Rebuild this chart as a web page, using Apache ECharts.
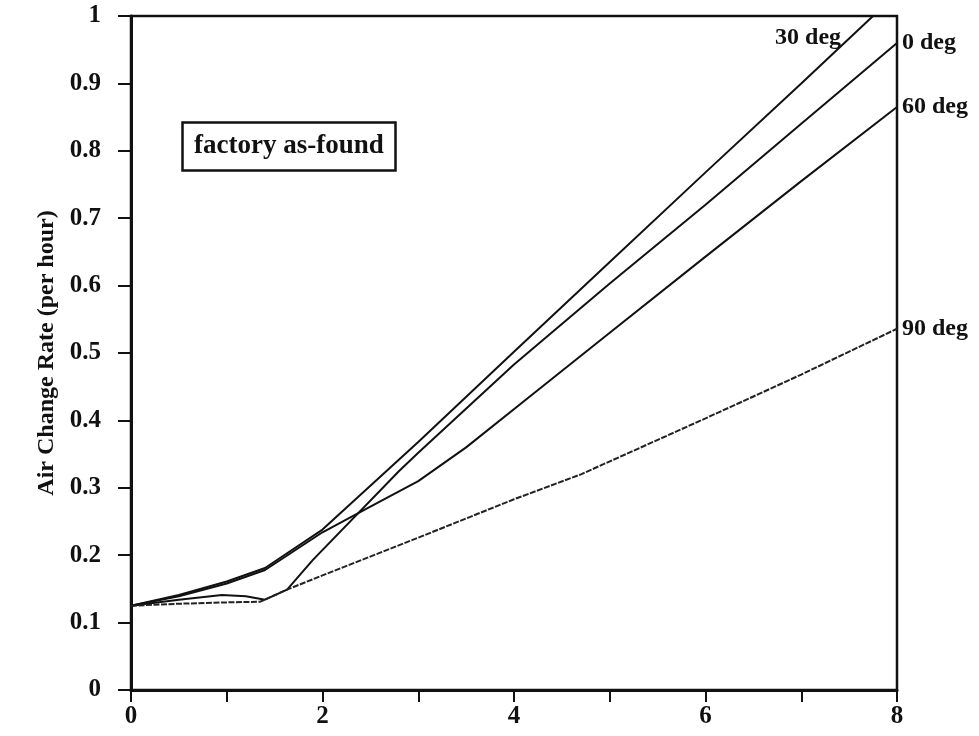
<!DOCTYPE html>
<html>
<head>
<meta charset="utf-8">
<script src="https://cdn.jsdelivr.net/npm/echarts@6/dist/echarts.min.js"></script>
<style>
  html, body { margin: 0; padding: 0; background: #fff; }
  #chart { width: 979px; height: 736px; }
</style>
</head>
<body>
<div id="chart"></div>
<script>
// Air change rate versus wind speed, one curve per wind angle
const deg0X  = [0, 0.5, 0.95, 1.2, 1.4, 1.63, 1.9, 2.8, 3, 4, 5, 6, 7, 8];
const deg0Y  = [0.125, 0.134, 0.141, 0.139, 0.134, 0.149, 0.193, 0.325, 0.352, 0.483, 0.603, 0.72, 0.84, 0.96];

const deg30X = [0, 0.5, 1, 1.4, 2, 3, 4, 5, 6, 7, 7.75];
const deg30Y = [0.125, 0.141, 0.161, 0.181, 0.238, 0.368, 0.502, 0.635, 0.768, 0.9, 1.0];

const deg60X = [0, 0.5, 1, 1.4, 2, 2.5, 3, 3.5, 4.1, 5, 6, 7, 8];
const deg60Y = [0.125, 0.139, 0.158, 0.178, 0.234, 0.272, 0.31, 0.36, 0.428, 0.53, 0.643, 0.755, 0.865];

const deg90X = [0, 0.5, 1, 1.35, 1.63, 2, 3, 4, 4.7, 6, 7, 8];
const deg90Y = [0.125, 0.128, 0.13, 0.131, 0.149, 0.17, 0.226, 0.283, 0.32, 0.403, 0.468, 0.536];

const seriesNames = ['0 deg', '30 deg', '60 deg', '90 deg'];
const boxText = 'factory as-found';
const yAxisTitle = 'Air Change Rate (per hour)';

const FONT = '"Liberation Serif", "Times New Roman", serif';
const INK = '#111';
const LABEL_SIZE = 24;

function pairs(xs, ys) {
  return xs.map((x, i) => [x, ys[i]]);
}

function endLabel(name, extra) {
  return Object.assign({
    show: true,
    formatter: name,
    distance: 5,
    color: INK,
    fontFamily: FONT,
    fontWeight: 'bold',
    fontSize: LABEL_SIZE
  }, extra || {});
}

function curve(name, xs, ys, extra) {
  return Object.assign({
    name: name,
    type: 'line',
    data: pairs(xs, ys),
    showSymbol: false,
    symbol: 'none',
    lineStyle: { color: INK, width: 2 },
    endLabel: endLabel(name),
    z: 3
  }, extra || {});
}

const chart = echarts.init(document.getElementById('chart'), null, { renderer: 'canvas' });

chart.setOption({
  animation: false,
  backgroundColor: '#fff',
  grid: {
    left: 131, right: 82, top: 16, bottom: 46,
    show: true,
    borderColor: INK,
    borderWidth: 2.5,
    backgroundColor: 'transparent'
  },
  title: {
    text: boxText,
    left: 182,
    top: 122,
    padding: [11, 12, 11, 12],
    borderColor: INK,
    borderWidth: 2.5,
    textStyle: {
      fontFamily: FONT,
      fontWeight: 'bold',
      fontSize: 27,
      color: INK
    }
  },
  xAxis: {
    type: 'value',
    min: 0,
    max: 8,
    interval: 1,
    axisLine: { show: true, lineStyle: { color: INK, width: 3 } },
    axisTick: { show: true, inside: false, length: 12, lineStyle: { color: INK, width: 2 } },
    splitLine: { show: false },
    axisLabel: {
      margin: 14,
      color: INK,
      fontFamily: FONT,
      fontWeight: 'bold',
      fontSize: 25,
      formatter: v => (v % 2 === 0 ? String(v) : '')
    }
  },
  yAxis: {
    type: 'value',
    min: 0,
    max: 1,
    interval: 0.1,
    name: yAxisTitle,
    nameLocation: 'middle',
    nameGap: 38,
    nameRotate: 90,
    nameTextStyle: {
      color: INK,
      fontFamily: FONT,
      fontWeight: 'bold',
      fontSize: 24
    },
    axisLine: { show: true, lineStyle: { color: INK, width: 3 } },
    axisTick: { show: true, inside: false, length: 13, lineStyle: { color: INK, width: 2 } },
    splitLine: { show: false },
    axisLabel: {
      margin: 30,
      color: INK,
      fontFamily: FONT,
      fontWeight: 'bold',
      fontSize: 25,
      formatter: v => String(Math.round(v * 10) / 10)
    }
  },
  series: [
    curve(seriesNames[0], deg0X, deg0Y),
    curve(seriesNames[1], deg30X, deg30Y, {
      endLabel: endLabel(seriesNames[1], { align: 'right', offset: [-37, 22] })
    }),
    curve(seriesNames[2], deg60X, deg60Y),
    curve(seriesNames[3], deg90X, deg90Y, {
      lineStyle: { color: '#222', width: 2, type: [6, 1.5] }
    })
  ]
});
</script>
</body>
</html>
· · · · · · ·
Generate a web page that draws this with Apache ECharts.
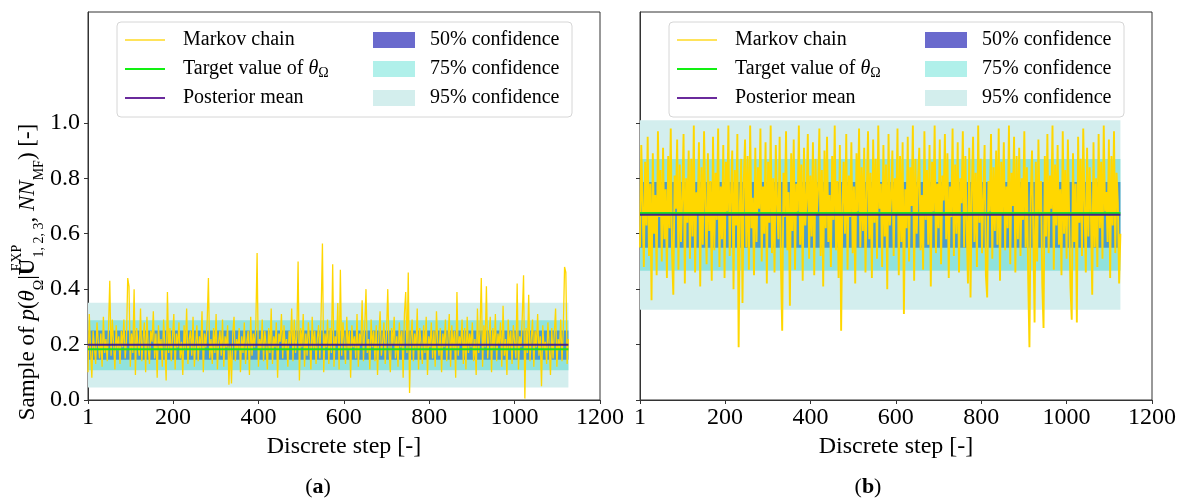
· · · · · · ·
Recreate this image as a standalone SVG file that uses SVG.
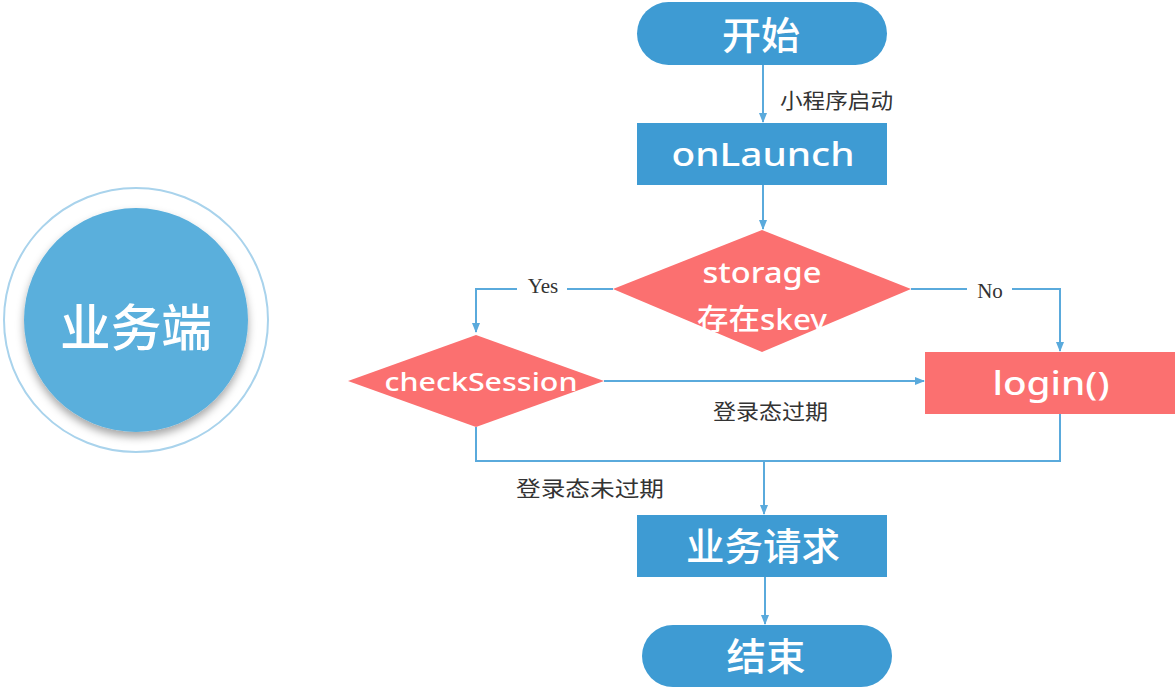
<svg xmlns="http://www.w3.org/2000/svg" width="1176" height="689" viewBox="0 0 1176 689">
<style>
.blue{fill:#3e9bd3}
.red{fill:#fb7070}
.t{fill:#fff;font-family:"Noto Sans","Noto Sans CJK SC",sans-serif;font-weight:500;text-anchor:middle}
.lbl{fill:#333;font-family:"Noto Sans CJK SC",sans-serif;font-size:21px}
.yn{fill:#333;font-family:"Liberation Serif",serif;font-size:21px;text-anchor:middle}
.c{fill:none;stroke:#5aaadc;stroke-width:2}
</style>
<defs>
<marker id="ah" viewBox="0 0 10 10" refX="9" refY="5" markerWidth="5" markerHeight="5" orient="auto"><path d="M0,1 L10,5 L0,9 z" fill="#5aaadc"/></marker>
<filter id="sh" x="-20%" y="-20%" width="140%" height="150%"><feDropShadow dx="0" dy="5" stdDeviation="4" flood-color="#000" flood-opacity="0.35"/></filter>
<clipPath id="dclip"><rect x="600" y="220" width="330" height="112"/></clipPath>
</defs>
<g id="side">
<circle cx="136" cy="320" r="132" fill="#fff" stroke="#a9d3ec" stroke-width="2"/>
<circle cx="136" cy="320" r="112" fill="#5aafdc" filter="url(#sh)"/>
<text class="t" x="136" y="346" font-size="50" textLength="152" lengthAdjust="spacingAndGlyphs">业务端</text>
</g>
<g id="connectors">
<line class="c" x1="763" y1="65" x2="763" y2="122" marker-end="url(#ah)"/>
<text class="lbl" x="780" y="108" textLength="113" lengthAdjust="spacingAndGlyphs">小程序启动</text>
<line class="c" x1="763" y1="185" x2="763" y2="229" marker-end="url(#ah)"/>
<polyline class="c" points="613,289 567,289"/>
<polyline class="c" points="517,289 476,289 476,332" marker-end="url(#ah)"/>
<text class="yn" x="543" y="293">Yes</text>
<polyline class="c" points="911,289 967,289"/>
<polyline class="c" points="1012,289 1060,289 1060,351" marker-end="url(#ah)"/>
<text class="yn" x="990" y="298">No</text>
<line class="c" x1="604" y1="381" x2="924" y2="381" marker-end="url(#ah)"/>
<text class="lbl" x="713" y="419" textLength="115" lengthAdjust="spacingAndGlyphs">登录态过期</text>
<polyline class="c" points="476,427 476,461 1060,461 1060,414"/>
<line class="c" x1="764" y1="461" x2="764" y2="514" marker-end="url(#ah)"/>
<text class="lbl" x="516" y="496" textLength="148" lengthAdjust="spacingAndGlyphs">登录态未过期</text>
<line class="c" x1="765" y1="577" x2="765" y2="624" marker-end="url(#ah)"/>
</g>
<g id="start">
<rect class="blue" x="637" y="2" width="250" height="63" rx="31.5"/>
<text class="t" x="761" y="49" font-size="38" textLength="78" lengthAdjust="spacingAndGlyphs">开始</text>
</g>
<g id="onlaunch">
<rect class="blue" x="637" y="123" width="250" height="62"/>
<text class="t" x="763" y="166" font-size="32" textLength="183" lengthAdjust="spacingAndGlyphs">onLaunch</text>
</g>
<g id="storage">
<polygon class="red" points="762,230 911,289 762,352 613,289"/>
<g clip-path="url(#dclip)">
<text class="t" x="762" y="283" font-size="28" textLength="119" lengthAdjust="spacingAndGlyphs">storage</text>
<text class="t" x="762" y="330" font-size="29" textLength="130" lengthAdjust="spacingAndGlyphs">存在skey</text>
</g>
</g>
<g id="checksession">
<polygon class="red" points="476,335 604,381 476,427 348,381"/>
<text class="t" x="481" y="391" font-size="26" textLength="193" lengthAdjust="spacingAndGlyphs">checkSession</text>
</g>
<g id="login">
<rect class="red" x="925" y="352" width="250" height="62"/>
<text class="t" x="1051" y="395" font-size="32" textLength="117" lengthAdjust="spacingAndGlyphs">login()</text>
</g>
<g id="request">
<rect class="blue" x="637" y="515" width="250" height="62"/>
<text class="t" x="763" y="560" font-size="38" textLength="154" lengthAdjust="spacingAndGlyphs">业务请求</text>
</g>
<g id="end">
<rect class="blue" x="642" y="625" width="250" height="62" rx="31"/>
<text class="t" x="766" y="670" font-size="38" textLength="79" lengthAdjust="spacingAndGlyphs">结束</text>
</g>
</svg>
· · · · · · ·
• **TASK**:
Report only how many lines in the records contain the word "Apache".

• **PROBLEM SOLUTION**:
2